Q: Two years ago I noticed “storied” rearing its head. “Aha,” I thought, “someone has figured out a way to get out of the ‘famous’ trap,” the trap being that you can’t call someone “famous,” because if he or she really is famous, you don’t need to say it. But “storied” is ever worse. “Famous” has its antipode, “infamous.” But “storied” doesn’t tell you anything, except this is someone or something often written about. Am I being a total crank?

A: My opinion is that this craze, too, will pass. Once “storied” becomes worn around the edges (and it must be getting there considering all the websites that have glommed on to it), people will go back to “fabled” and “legendary,” which used to drive me up the walls when I was an editor.

I wouldn’t, however, expect that we’ll ever see the last of “storied.” It’s had a long and at times storied history as an adjective and a past participle.

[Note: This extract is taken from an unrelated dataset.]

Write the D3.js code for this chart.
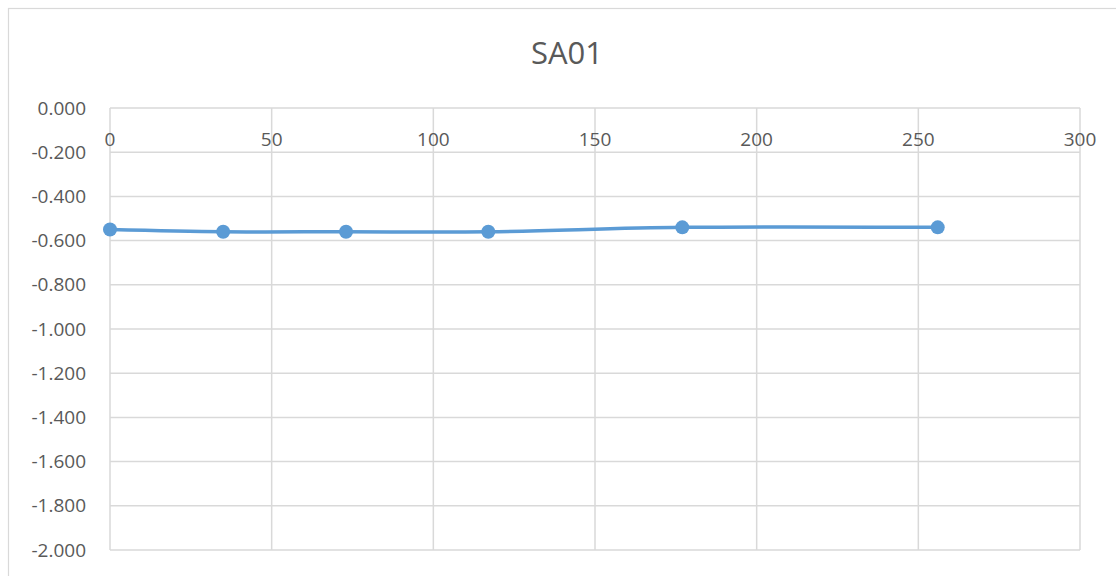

When it first appeared in print in the 15th century, according to the Oxford English Dictionary, it meant “ornamented with scenes from history or legend by means of sculpture, painting, needlework or other art; also, inscribed with a legend or memorial record.”

The OED’s first published reference for this usage is from one of the first illustrated books printed in England, William Caxton’s Myrrour of the Worlde (1481), which refers to “precyous bookes richely lymned storyed and wel adoubed.”

Alexander Pope was the first writer to use “storied” in the sense of “celebrated or recorded in history or story,” according to the ­OED.

In his 1725 translation of the Odyssey, Pope writes of the disasters that befall Odysseus: “Recite them! nor in erring pity fear / To wound with storied grief the filial ear.”

And speaking of the desperation for fresh (ha!) words in this general category, have you noticed the use of “infamous” to mean “famous” or “celebrated”? Perhaps people think the prefix is an intensifier rather than a negative. I wrote a blog entry a while back on this use of “infamous.”

Are you being cranky? Well, perhaps. But why not?